If you are willing to give external libraries a shot, you can express tasks and their dependencies elegantly with Ray. This works well on a single machine, the advantage here is that parallelism and dependencies can be easier to express with Ray than with python multiprocessing and it doesn't have the GIL (global interpreter lock) problem that often prevents multithreading from working efficiently. In addition it is very easy to scale the workload up on a cluster if you need to in the future.
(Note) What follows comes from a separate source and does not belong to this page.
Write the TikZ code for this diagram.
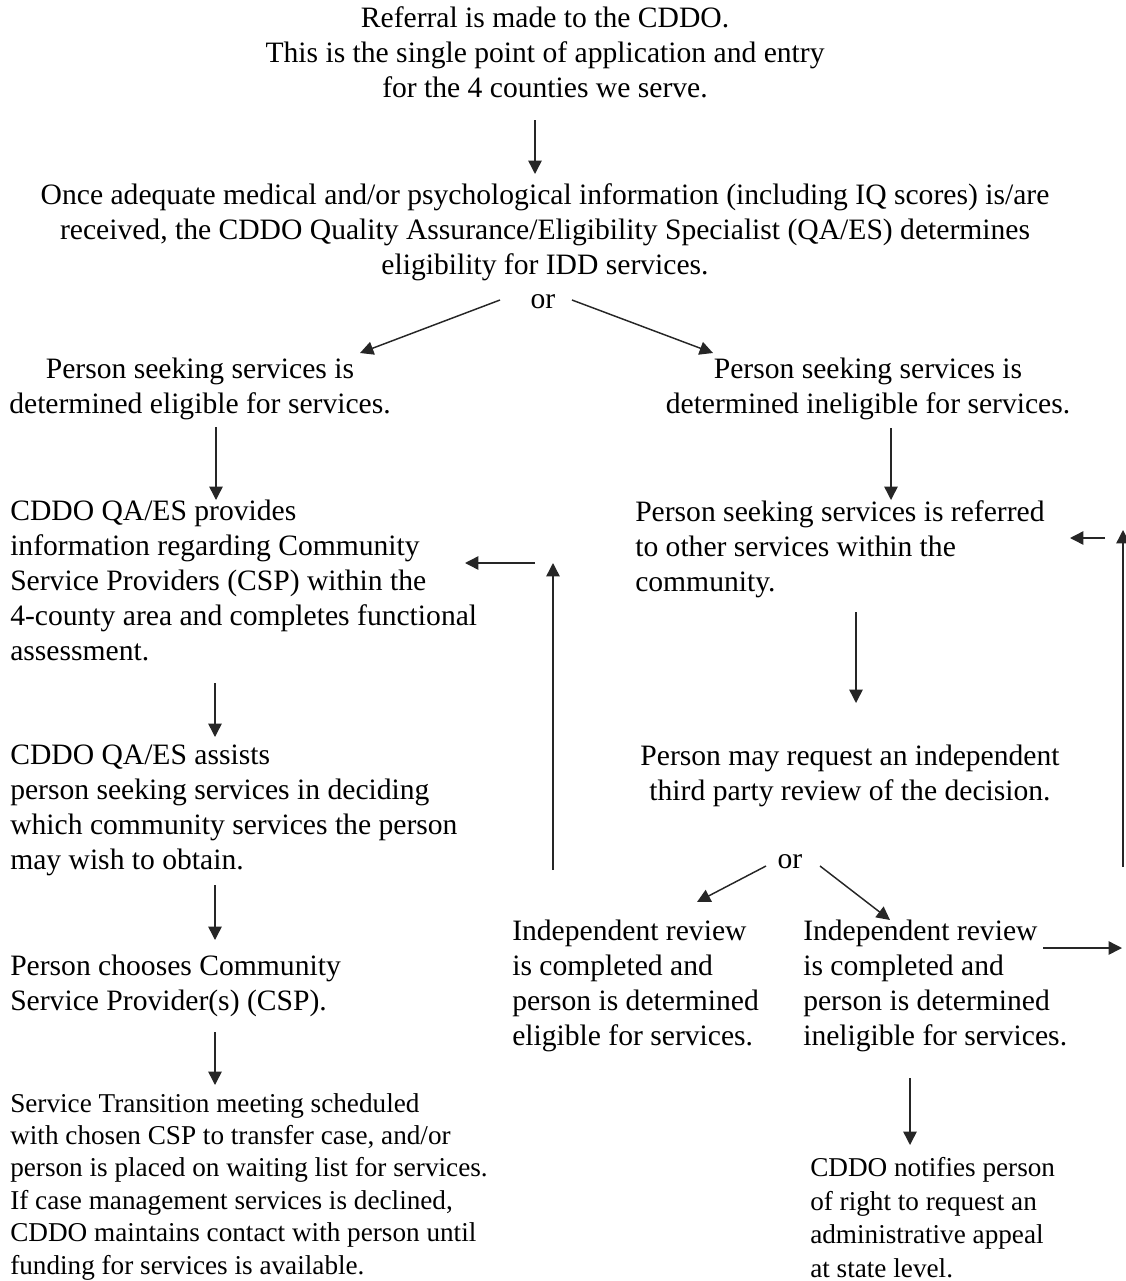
\documentclass[tikz,border=0pt]{standalone}
\usepackage{fontspec}
\setmainfont{Liberation Serif}
\usetikzlibrary{arrows.meta}
\begin{document}
\begin{tikzpicture}[x=0.75pt, y=-0.75pt,
  ctext/.style={inner sep=0pt, anchor=north, align=center, font=\fontsize{22.2}{26.25}\selectfont},
  ltext/.style={inner sep=0pt, anchor=north west, align=left, font=\fontsize{22.2}{26.25}\selectfont},
  stext/.style={ltext, font=\fontsize{20.4}{24.3}\selectfont},
  arr/.style={-{Triangle[length=10pt, width=10pt]}, line width=1.1pt, draw=black!85}]
\useasboundingbox (0,0) rectangle (1125,1281);
% text blocks
\node[ctext] (referral) at (545,6) {Referral is made to the CDDO.\\ This is the single point of application and entry\\ for the 4 counties we serve.};
\node[ctext] (determines) at (545,183) {Once adequate medical and/or psychological information (including IQ scores) is/are\\ received, the CDDO Quality Assurance/Eligibility Specialist (QA/ES) determines\\ eligibility for IDD services.};
\node[inner sep=0pt, font=\fontsize{22.2}{26.25}\selectfont] (or1) at (543,302) {or};
\node[ctext] (eligible) at (200,358) {Person seeking services is\\ determined eligible for services.};
\node[ctext] (ineligible) at (868,358) {Person seeking services is\\ determined ineligible for services.};
\node[ltext] (provides) at (10,500) {CDDO QA/ES provides\\ information regarding Community\\ Service Providers (CSP) within the\\ 4-county area and completes functional\\ assessment.};
\node[ltext] (referred) at (635,500) {Person seeking services is referred\\ to other services within the\\ community.};
\node[ltext] (assists) at (10,745) {CDDO QA/ES assists\\ person seeking services in deciding\\ which community services the person\\ may wish to obtain.};
\node[ctext] (request) at (850,745) {Person may request an independent\\ third party review of the decision.};
\node[inner sep=0pt, font=\fontsize{22.2}{26.25}\selectfont] (or2) at (790,862) {or};
\node[ltext] (chooses) at (10,955) {Person chooses Community\\ Service Provider(s) (CSP).};
\node[ltext] (revelig) at (512,920) {Independent review\\ is completed and\\ person is determined\\ eligible for services.};
\node[ltext] (revinelig) at (803,920) {Independent review\\ is completed and\\ person is determined\\ ineligible for services.};
\node[stext] (transition) at (10,1093) {Service Transition meeting scheduled\\ with chosen CSP to transfer case, and/or\\ person is placed on waiting list for services.\\ If case management services is declined,\\ CDDO maintains contact with person until\\ funding for services is available.};
\node[stext, font=\fontsize{20.4}{25.2}\selectfont] (notifies) at (810,1157) {CDDO notifies person\\ of right to request an\\ administrative appeal\\ at state level.};
% arrow ends
\coordinate (a1) at (535,120);   \coordinate (b1) at (535,174);
\coordinate (a2) at (500,300);   \coordinate (b2) at (360,353);
\coordinate (a3) at (572,300);   \coordinate (b3) at (713,353);
\coordinate (a4) at (216,427);   \coordinate (b4) at (216,500);
\coordinate (a5) at (891,428);   \coordinate (b5) at (891,500);
\coordinate (a6) at (535,563);   \coordinate (b6) at (465,563);
\coordinate (a7) at (553,870);   \coordinate (b7) at (553,563);
\coordinate (a8) at (1105,538);  \coordinate (b8) at (1070,538);
\coordinate (a9) at (1123,867);  \coordinate (b9) at (1123,530);
\coordinate (a10) at (856,612);  \coordinate (b10) at (856,703);
\coordinate (a11) at (215,683);  \coordinate (b11) at (215,737);
\coordinate (a12) at (766,866);  \coordinate (b12) at (697,902);
\coordinate (a13) at (820,866);  \coordinate (b13) at (890,920);
\coordinate (a14) at (215,885);  \coordinate (b14) at (215,940);
\coordinate (a15) at (1043,948); \coordinate (b15) at (1122,948);
\coordinate (a16) at (910,1078); \coordinate (b16) at (910,1145);
\coordinate (a17) at (215,1032); \coordinate (b17) at (215,1085);
\foreach \i in {1,...,17}
  \draw[arr] (a\i) -- (b\i);
\end{tikzpicture}
\end{document}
The solution looks like this:
import ray
ray.init()
@ray.remote
def task1():
pass
@ray.remote
def task2():
pass
@ray.remote
def task3():
pass
@ray.remote
def dependent1(x1, x2, x3):
pass
@ray.remote
def task4():
pass
@ray.remote
def task5():
pass
@ray.remote
def task6():
pass
@ray.remote
def dependent2(x1, x2, x3):
pass
@ray.remote
def dependent3(x, y):
pass
id1 = task1.remote()
id2 = task2.remote()
id3 = task3.remote()
dependent_id1 = dependent1.remote(id1, id2, id3)
id4 = task4.remote()
id5 = task5.remote()
id6 = task6.remote()
dependent_id2 = dependent2.remote(id4, id5, id6)
dependent_id3 = dependent3.remote(dependent_id1, dependent_id2)
ray.get(dependent_id3) # This is optional, you can get the results if the tasks return an object
You can also pass actual python objects between the tasks by using the arguments inside of the tasks and returning the results (for example saying "return value" instead of the "pass" above).
Using "pip install ray" the above code works out of the box on a single machine, and it is also easy to parallelize applications on a cluster, either in the cloud or your own custom cluster, see https://ray.readthedocs.io/en/latest/autoscaling.html and https://ray.readthedocs.io/en/latest/using-ray-on-a-cluster.html). That might come in handy if your workload grows later on.
Disclaimer: I'm one of the developers of Ray.